"One week ago our gaze was on the mystery of the Trinity; today we are invited to fix our gaze on the holy Host: and thus on God, the same Love. This is the beauty of true Christianity: The Creator and Lord of all things was made a grain of wheat in order to be sown on our earth, in the furrows of our history. He was made bread to be broken, shared, eaten; he was made our food to give us live, his own divine life.”
Pope Benedict also pointed to the fact that Jesus was, “Born in Bethlehem, which in Hebrew means ‘house of bread’.” From these origins, Jesus’ desire to feed his followers became even more explicit in his preaching. He revealed to the people that “the Father had sent him into the world as the ‘living bread descended from heaven,’ as the ‘bread of life’.”
The Holy Father elaborated on this feast of the Eucharist, calling it "a wonderful gift of Christ, who at the Last Supper wanted to leave us with this memorial of Easter, the sacrament of his Body and Blood, a token of his immense love for us."
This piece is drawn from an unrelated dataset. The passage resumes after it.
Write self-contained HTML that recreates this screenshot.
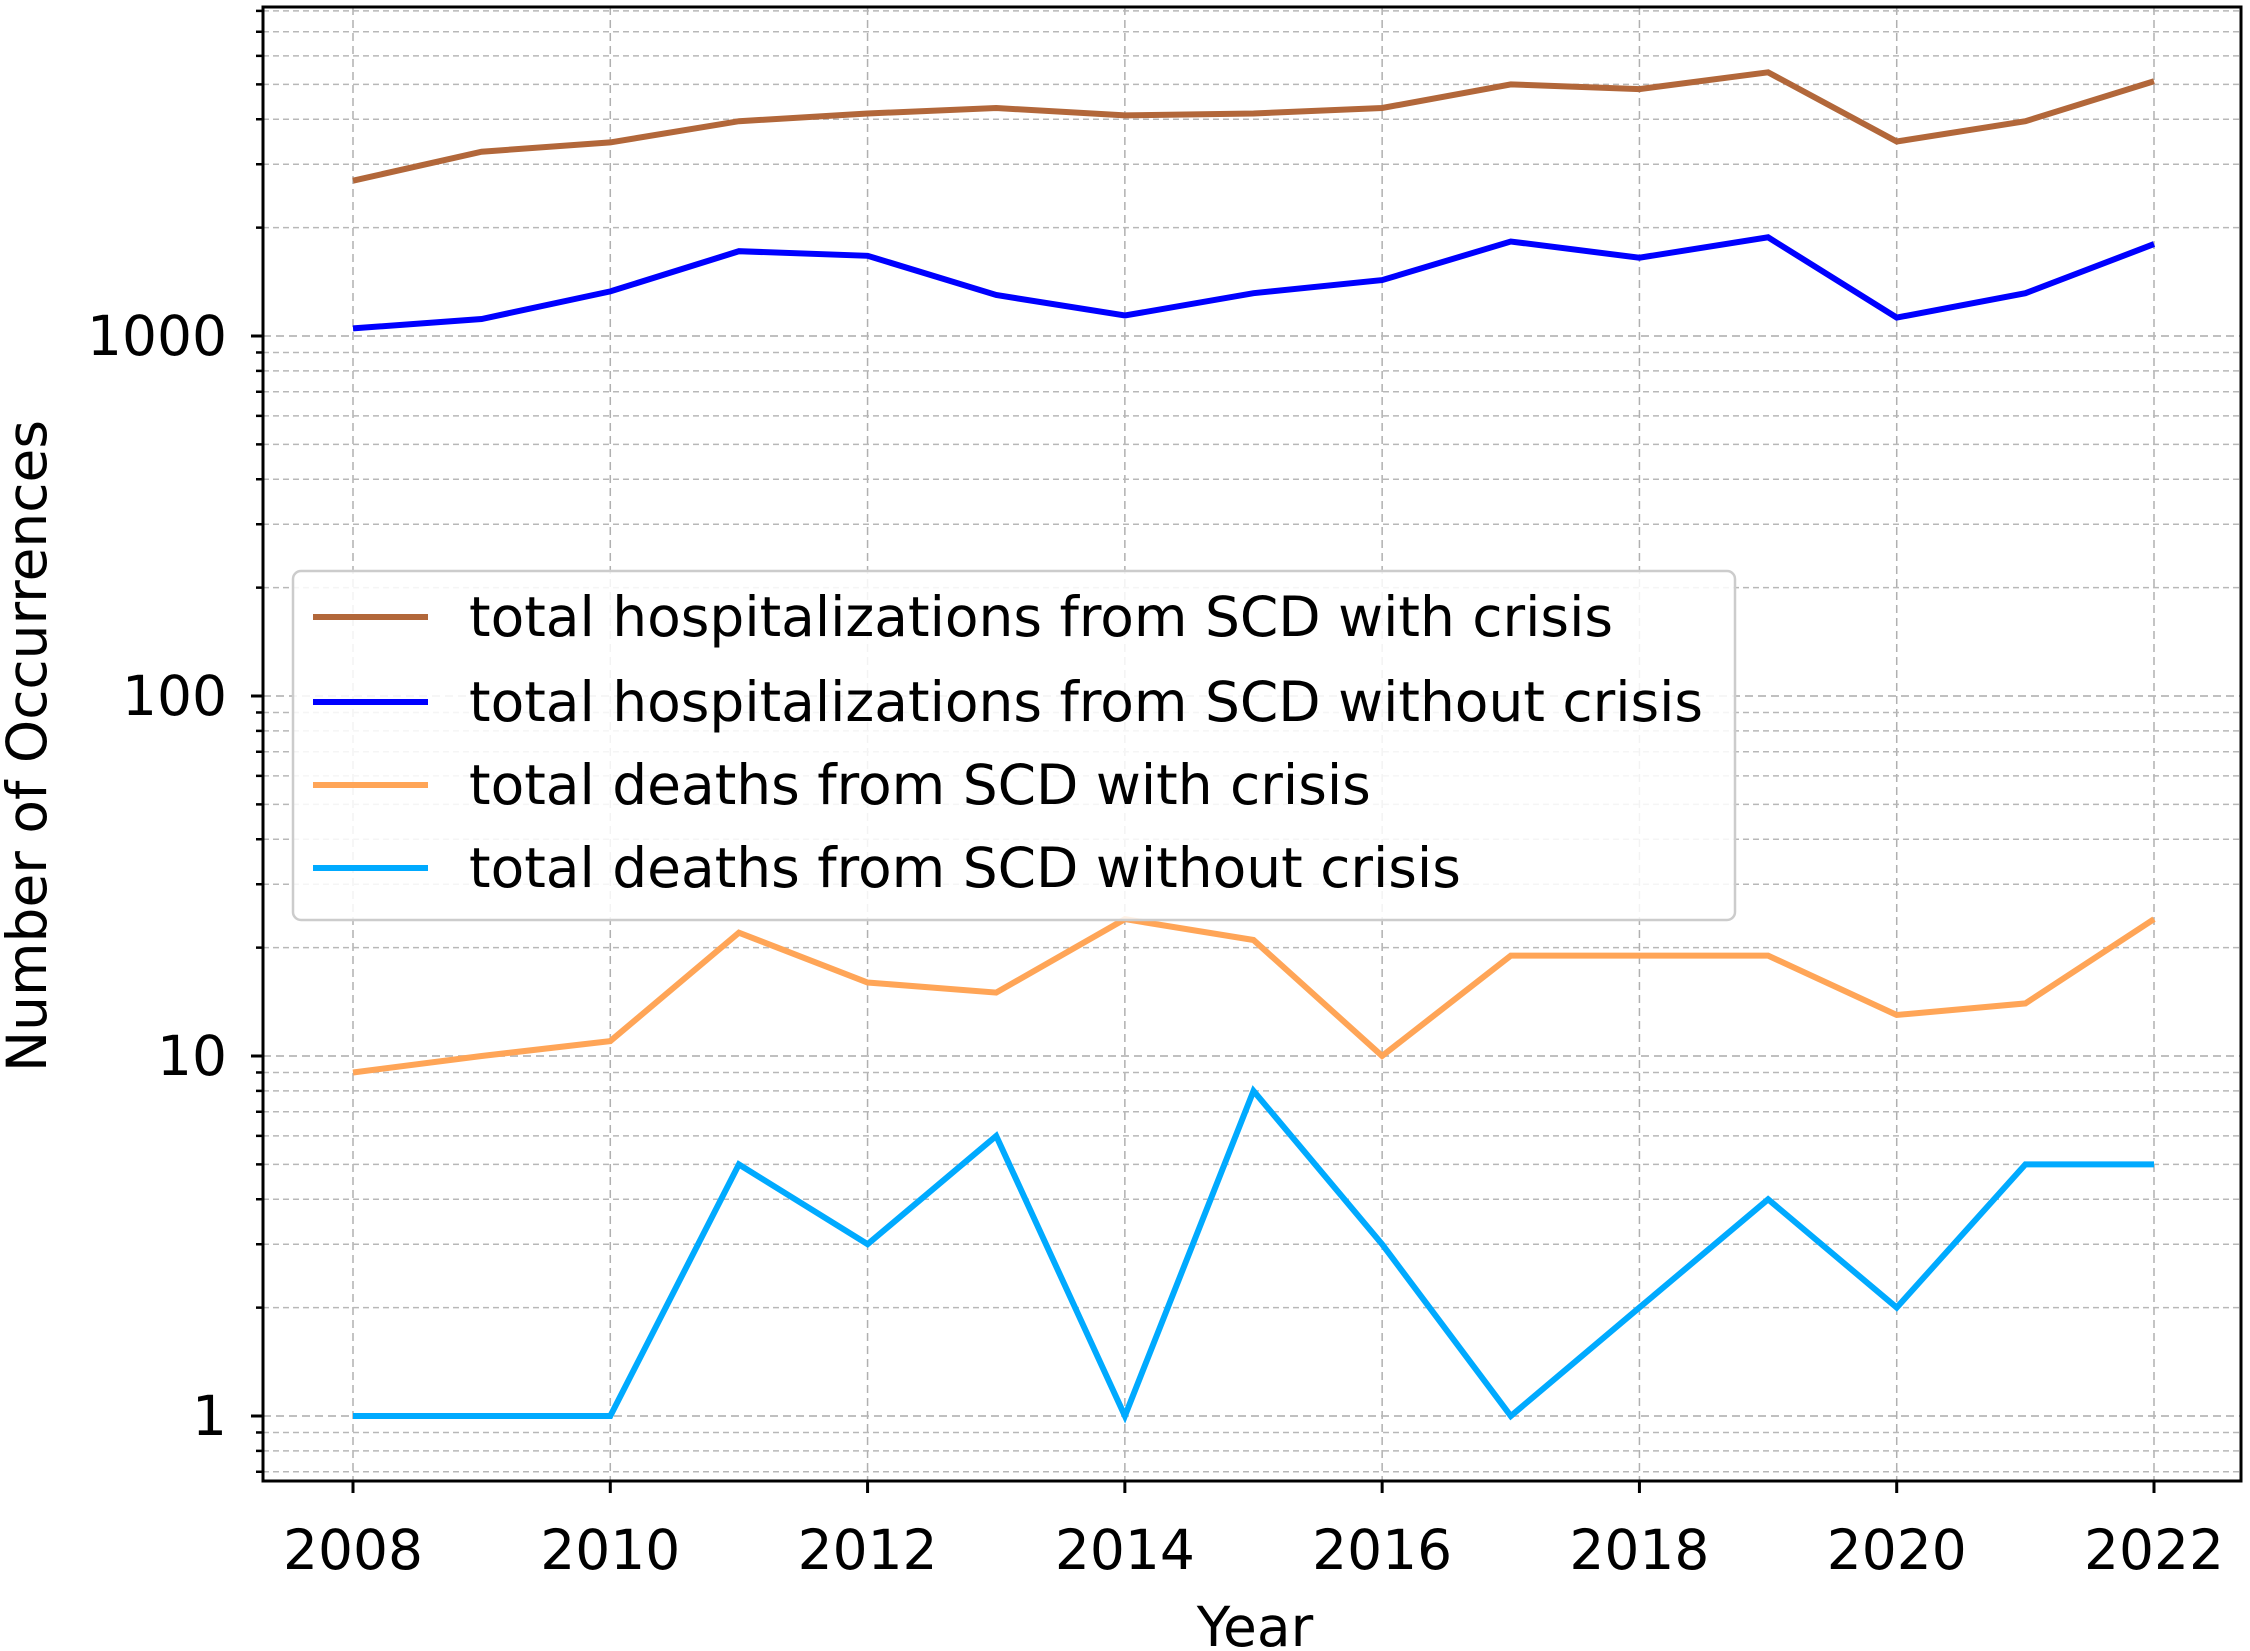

The Eucharist, he said, is "the school of charity and solidarity. He who eats of the bread of Christ cannot remain indifferent before those, who also in our day, are deprived of their daily bread."
Addressing the problem of rising food costs and poor distribution, he said, "Many parents can hardly procure enough food for themselves and their children. It is a growing problem that the international community is making great efforts to resolve. The Church not only prays ‘give us this day our daily bread,’ but the example of the Lord who in so many ways ‘multiplies five loaves and two fish’ with countless initiatives to promote humanity and sharing, so that no one is lacking in what is necessary to live."
The Holy Father added that Christians are called to be attentive in concrete ways to the many who go without food.
"Dear brothers and sisters, let this feast of Corpus Domini be an occasion to grow in the in this concrete attention to our brothers, especially the poor."
"We obtain this grace from the Virgin Mary, from whom the Son of God took flesh and blood, as we repeat in a celebrated Eucharistic hymn, set to music by the one of the greatest composers, Ave verum corpus natum de Maria Virgine… Mary, who brought forth from her womb Jesus, who was the ‘tabernacle’ of living, imparts to us her own faith in the holy mystery of the Body and Blood of her divine Son, since he is truly the center of our lives."
At the end of his address, the Pope invited all those present to join him in Rosary in St. Peters Square next Saturday evening.